- [YOUR INSTRUCTIONS]: Give a verbatim quotation of every record.

- [PROVIDED ENTRIES]:
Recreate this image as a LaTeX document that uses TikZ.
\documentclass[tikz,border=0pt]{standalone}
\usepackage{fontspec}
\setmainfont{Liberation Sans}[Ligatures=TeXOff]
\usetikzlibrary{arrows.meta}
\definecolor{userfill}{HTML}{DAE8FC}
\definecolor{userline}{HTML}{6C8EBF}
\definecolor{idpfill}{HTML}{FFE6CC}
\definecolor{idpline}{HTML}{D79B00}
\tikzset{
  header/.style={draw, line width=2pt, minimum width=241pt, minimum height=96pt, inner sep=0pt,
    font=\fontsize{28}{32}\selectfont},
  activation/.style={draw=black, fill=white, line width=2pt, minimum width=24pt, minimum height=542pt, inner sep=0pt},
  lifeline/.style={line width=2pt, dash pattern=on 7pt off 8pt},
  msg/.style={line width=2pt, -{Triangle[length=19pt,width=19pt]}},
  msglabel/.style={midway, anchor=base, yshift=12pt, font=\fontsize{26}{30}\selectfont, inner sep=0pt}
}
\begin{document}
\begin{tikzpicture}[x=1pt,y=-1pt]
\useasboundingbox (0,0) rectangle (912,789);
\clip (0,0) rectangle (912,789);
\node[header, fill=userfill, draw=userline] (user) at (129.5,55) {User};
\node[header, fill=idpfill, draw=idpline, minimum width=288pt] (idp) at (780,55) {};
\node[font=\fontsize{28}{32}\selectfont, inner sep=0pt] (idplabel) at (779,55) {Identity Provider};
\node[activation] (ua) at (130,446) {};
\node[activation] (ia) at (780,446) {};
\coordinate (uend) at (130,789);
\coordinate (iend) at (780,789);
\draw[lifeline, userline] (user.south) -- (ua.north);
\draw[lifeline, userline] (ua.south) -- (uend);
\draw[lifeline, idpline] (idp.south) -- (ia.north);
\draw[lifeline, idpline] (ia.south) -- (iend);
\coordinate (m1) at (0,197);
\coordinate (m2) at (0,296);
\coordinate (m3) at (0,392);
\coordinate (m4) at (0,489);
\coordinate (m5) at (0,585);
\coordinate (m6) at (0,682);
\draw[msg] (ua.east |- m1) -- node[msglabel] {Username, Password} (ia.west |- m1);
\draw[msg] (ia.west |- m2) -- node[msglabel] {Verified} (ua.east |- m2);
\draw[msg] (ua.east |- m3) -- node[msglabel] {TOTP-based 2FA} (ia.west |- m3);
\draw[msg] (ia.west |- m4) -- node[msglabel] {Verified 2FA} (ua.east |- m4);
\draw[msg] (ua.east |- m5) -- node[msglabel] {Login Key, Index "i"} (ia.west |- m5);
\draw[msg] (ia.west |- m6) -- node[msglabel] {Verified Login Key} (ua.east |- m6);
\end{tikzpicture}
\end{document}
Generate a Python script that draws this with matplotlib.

- [THE RESPONSE]:
Recreate this image as a LaTeX document that uses TikZ.
\documentclass[tikz,border=0pt]{standalone}
\usepackage{fontspec}
\setmainfont{Liberation Sans}[Ligatures=TeXOff]
\usetikzlibrary{arrows.meta}
\definecolor{userfill}{HTML}{DAE8FC}
\definecolor{userline}{HTML}{6C8EBF}
\definecolor{idpfill}{HTML}{FFE6CC}
\definecolor{idpline}{HTML}{D79B00}
\tikzset{
  header/.style={draw, line width=2pt, minimum width=241pt, minimum height=96pt, inner sep=0pt,
    font=\fontsize{28}{32}\selectfont},
  activation/.style={draw=black, fill=white, line width=2pt, minimum width=24pt, minimum height=542pt, inner sep=0pt},
  lifeline/.style={line width=2pt, dash pattern=on 7pt off 8pt},
  msg/.style={line width=2pt, -{Triangle[length=19pt,width=19pt]}},
  msglabel/.style={midway, anchor=base, yshift=12pt, font=\fontsize{26}{30}\selectfont, inner sep=0pt}
}
\begin{document}
\begin{tikzpicture}[x=1pt,y=-1pt]
\useasboundingbox (0,0) rectangle (912,789);
\clip (0,0) rectangle (912,789);
\node[header, fill=userfill, draw=userline] (user) at (129.5,55) {User};
\node[header, fill=idpfill, draw=idpline, minimum width=288pt] (idp) at (780,55) {};
\node[font=\fontsize{28}{32}\selectfont, inner sep=0pt] (idplabel) at (779,55) {Identity Provider};
\node[activation] (ua) at (130,446) {};
\node[activation] (ia) at (780,446) {};
\coordinate (uend) at (130,789);
\coordinate (iend) at (780,789);
\draw[lifeline, userline] (user.south) -- (ua.north);
\draw[lifeline, userline] (ua.south) -- (uend);
\draw[lifeline, idpline] (idp.south) -- (ia.north);
\draw[lifeline, idpline] (ia.south) -- (iend);
\coordinate (m1) at (0,197);
\coordinate (m2) at (0,296);
\coordinate (m3) at (0,392);
\coordinate (m4) at (0,489);
\coordinate (m5) at (0,585);
\coordinate (m6) at (0,682);
\draw[msg] (ua.east |- m1) -- node[msglabel] {Username, Password} (ia.west |- m1);
\draw[msg] (ia.west |- m2) -- node[msglabel] {Verified} (ua.east |- m2);
\draw[msg] (ua.east |- m3) -- node[msglabel] {TOTP-based 2FA} (ia.west |- m3);
\draw[msg] (ia.west |- m4) -- node[msglabel] {Verified 2FA} (ua.east |- m4);
\draw[msg] (ua.east |- m5) -- node[msglabel] {Login Key, Index "i"} (ia.west |- m5);
\draw[msg] (ia.west |- m6) -- node[msglabel] {Verified Login Key} (ua.east |- m6);
\end{tikzpicture}
\end{document}
Generate a Python script that draws this with matplotlib.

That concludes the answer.